Included in the scope of the present invention, inter alia, are electromagnetic signals carrying computer-readable instructions for performing any or all of the steps of any of the methods shown and described herein, in any suitable order; machine-readable instructions for performing any or all of the steps of any of the methods shown and described herein, in any suitable order; program storage devices readable by machine, tangibly embodying a program of instructions executable by the machine to perform any or all of the steps of any of the methods shown and described herein, in any suitable order; a computer program product comprising a computer useable medium having computer readable program code, such as executable code, having embodied therein, and/or including computer readable program code for performing, any or all of the steps of any of the methods shown and described herein, in any suitable order; any technical effects brought about by any or all of the steps of any of the methods shown and described herein, when performed in any suitable order; any suitable apparatus or device or combination of such, programmed to perform, alone or in combination, any or all of the steps of any of the methods shown and described herein, in any suitable order; electronic devices each including a processor and a cooperating input device and/or output device and operative to perform in software any steps shown and described herein; information storage devices or physical records, such as disks or hard drives, causing a computer or other device to be configured so as to carry out any or all of the steps of any of the methods shown and described herein, in any suitable order; a program pre-stored e.g. in memory or on an information network such as the Internet, before or after being downloaded, which embodies any or all of the steps of any of the methods shown and described herein, in any suitable order, and the method of uploading or downloading such, and a system including server/s and/or client/s for using such; and hardware which performs any or all of the steps of any of the methods shown and described herein, in any suitable order, either alone or in conjunction with software. Any computer-readable or machine-readable media described herein is intended to include non-transitory computer- or machine-readable media.

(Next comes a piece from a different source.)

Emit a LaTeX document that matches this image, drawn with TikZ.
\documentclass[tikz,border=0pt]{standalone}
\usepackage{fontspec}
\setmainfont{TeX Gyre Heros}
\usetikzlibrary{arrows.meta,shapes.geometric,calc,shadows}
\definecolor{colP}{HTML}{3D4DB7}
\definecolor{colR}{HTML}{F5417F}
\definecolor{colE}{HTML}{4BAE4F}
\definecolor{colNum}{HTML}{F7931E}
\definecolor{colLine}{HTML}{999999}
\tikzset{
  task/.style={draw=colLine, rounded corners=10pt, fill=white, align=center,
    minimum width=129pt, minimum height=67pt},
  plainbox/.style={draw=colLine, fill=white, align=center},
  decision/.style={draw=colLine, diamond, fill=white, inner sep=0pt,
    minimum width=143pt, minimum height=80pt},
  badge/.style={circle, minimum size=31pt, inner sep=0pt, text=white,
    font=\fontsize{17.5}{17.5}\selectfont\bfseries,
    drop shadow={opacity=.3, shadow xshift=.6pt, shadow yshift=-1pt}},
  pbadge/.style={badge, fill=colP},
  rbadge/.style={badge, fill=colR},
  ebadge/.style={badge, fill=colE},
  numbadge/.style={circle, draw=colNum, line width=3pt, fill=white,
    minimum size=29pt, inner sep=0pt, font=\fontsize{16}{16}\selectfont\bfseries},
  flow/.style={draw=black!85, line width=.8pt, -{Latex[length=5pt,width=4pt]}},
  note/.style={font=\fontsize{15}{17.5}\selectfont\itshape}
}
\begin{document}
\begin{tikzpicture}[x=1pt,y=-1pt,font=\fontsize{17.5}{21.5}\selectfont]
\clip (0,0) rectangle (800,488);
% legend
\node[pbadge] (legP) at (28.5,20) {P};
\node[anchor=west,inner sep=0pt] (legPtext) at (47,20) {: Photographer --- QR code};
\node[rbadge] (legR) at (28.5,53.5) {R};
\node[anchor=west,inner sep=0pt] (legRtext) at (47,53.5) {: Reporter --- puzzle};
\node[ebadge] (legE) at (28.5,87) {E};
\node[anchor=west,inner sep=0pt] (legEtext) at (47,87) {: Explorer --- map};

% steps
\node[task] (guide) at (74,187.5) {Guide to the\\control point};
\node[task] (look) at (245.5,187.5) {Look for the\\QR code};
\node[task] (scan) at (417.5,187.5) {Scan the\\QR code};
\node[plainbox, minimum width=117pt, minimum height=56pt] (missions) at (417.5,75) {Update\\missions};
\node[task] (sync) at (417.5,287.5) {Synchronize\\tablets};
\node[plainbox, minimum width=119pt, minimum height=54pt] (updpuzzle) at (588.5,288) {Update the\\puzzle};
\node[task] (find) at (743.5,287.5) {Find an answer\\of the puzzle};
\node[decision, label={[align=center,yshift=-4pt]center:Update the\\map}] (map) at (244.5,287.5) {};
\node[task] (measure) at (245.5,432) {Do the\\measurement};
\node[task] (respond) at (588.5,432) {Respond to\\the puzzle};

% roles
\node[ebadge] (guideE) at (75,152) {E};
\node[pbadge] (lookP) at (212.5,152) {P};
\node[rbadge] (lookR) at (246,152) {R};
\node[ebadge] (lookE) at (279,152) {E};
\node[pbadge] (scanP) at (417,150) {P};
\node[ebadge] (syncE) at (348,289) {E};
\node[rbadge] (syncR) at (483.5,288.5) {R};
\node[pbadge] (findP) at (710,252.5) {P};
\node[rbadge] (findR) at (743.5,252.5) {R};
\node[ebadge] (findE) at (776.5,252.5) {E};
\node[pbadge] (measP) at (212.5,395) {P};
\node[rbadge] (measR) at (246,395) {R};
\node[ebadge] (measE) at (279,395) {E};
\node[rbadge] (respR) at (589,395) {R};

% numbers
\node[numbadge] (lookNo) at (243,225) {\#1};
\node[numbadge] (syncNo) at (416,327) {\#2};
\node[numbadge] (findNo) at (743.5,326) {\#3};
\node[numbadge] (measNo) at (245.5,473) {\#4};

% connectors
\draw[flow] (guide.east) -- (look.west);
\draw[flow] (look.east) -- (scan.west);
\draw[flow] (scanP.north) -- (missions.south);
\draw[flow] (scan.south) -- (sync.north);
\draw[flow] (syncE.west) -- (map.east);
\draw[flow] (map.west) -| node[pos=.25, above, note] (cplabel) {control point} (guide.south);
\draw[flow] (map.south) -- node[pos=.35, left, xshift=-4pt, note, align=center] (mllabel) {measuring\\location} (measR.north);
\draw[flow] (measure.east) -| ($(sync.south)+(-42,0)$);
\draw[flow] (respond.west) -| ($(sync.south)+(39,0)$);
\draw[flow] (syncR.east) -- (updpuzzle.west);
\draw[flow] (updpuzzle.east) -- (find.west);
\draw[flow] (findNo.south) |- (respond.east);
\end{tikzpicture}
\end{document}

Any computations or other forms of analysis described herein may be performed by a suitable computerized method. Any step described herein may be computer-implemented. The invention shown and described herein may include (a) using a computerized method to identify a solution to any of the problems or for any of the objectives described herein, the solution optionally include at least one of a decision, an action, a product, a service or any other information described herein that impacts, in a positive manner, a problem or objectives described herein; and (b) outputting the solution.

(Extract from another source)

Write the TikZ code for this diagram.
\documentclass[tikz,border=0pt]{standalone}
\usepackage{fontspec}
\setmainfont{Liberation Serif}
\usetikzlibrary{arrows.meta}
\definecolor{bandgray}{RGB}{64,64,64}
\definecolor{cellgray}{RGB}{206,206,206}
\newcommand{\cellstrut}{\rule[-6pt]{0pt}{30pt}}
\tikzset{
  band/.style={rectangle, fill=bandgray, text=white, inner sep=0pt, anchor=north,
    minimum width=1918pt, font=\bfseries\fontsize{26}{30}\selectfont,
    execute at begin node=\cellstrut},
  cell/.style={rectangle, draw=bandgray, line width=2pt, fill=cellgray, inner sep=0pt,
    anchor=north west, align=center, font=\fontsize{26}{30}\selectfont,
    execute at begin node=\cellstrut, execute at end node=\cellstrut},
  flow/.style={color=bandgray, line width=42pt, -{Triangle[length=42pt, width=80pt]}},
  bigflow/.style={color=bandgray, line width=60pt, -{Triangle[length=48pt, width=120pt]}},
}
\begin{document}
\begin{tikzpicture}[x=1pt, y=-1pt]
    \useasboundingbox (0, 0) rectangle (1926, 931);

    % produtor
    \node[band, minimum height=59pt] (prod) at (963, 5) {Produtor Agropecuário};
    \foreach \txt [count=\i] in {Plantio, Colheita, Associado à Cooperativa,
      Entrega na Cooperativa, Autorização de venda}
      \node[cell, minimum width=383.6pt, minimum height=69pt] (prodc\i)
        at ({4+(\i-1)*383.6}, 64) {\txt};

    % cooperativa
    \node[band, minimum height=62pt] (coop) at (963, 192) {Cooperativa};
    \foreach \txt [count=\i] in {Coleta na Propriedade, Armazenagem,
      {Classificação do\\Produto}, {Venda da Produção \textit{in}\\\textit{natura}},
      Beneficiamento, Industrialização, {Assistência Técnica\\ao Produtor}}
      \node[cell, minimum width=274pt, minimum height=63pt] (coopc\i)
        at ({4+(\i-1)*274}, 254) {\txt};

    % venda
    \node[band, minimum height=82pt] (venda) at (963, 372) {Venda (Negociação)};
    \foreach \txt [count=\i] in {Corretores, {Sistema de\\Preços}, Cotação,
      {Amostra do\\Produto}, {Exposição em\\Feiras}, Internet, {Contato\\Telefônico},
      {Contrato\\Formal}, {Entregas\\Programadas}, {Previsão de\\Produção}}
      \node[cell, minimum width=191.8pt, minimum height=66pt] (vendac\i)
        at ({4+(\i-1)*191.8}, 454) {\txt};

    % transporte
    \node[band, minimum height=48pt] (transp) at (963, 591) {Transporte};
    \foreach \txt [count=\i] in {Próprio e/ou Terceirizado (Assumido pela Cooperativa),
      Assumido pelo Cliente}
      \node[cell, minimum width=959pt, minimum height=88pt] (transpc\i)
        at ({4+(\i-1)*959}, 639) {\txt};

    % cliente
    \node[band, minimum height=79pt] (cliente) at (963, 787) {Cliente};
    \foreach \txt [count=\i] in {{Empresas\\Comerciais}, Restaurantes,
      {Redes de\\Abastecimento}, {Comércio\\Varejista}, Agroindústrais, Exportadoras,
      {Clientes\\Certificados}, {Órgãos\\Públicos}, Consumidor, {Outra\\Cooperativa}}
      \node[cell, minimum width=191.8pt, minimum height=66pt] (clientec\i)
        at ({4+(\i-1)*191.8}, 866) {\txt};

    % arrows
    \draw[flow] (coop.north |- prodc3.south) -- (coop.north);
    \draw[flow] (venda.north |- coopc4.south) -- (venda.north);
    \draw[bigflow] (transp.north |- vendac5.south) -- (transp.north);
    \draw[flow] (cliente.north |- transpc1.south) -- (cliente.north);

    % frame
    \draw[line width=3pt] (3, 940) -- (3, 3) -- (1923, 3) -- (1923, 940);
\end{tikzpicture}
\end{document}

Features of the present invention which are described in the context of separate embodiments may also be provided in combination in a single embodiment. Conversely, features of the invention, including method steps, which are described for brevity in the context of a single embodiment or in a certain order may be provided separately or in any suitable subcombination or in a different order. “e.g.” is used herein in the sense of a specific example which is not intended to be limiting. Devices, apparatus or systems shown coupled in any of the drawings may in fact be integrated into a single platform in certain embodiments or may be coupled via any appropriate wired or wireless coupling such as but not limited to optical fiber, Ethernet, Wireless LAN, HomePNA, power line communication, cell phone, PDA, Blackberry GPRS, Satellite including GPS, or other mobile delivery. It is appreciated that in the description and drawings shown and described herein, functionalities described or illustrated as systems and sub-units thereof can also be provided as methods and steps therewithin, and functionalities described or illustrated as methods and steps therewithin can also be provided as systems and sub-units thereof. The scale used to illustrate various elements in the drawings is merely exemplary and/or appropriate for clarity of presentation and is not intended to be limiting.